My dad is the best person to be around when you feel like your world is falling apart. He’ll sit and watch horrible movies with you and make sure you’re constantly fed. I went upstate and sat on my parents’ couch for a few days and regrouped.
I had Sentiment fully written and almost finalized at that point. Once I got myself back to normal and reconciled with the fact that I would not be quitting Applebee’s any time soon, I asked my managers for a budget and approved it immediately.
I had basically drained my bank accounts for Echo and all of the expenses surrounding the release and development of the live show. I didn’t have money saved to fund the release of Sentiment, but I was determined to make it happen.
Times Square during the holidays is fucking insane.
From mid-November 2014 to mid-January 2015, I worked almost every day. At one point, I did fourteen twelve-hour shifts in a row, pulled a few twenty-hour shifts (6:00 a.m. to 2:00 a.m. and back at it again at 6:00 a.m. the next day), and didn’t see sunlight for over two weeks. I was exhausted, frustrated and literally out of my mind. I was simultaneously prepping to roll out the next EP, approving tour routing in the U.S. and Europe and trying to stay level. I balanced Applebee’s and VÉRITÉ into March of 2015. I also balanced an odd, competing guilt. I’m conditioned to work one hundred percent, so time away from Applebee’s meant not making money — and time away from VÉRITÉ seemed counterproductive to all of my investment.
I finally quit Applebee’s before I left for my first tour — before my project was making enough money to sustain. Before I was sure I’d have enough money to pay rent. I was terrified.
Within a few weeks of quitting and dedicating one hundred percent of my time to music, I was officially running a sustainable independent project. I was an unlikely CEO of a creative startup. I am so lucky I currently work with a phenomenal team of management, lawyers, agents, publicists and publishers who work incredibly hard for this project. I get to be in control of my finances, the music, the writing and all aspects of VÉRITÉ.
Currently, I’m beginning to roll out my third EP, Living, as an independent artist.
There’s a lot of discussion around the relevance of major labels in the age of streaming and accessible DAWs (digital audio workstations), which sparked the democratization of music production and distribution. I definitely believe that major labels are still a valid and effective means for building a music career. While I love working independently with my team, I am not at all opposed to signing a well-negotiated deal with any record company or investor when it’s the right situation. Eventually, I’m aware I’ll need more working capital to continue to grow, as any startup does, and I place a lot of value in having an effective team. That said, I do not believe that major labels guarantee success or that a record deal is the Holy Grail.

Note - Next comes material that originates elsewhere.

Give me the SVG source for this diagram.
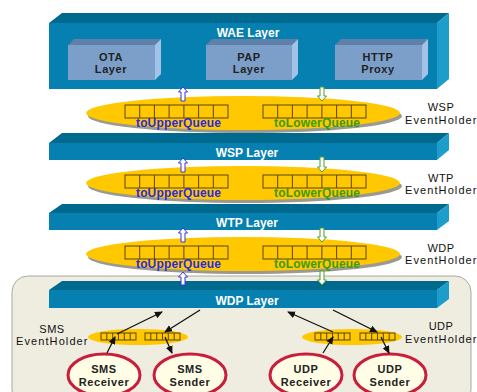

It’s helpful to be patient and focused on building a life-long career. So far I’ve gotten to prove my concept and vision without external pressures or fear of not living up to a particular image or expectation. I’ve learned to place more value on myself and my music and my team, and I believe other independent artists might benefit from doing the same. Place value on talent and your ability to hustle initial funding for projects while being creative, strategic and entrepreneurial — without selling yourself short by giving away ownership and control at early stages. Realize that we don’t operate in an industry that caters to dreams or passions; the freedom to create without limitations is such a privilege. Accepting that compartmentalization and focusing on the practical comes at a creative sacrifice, but will enable you to have much more control and freedom in the future.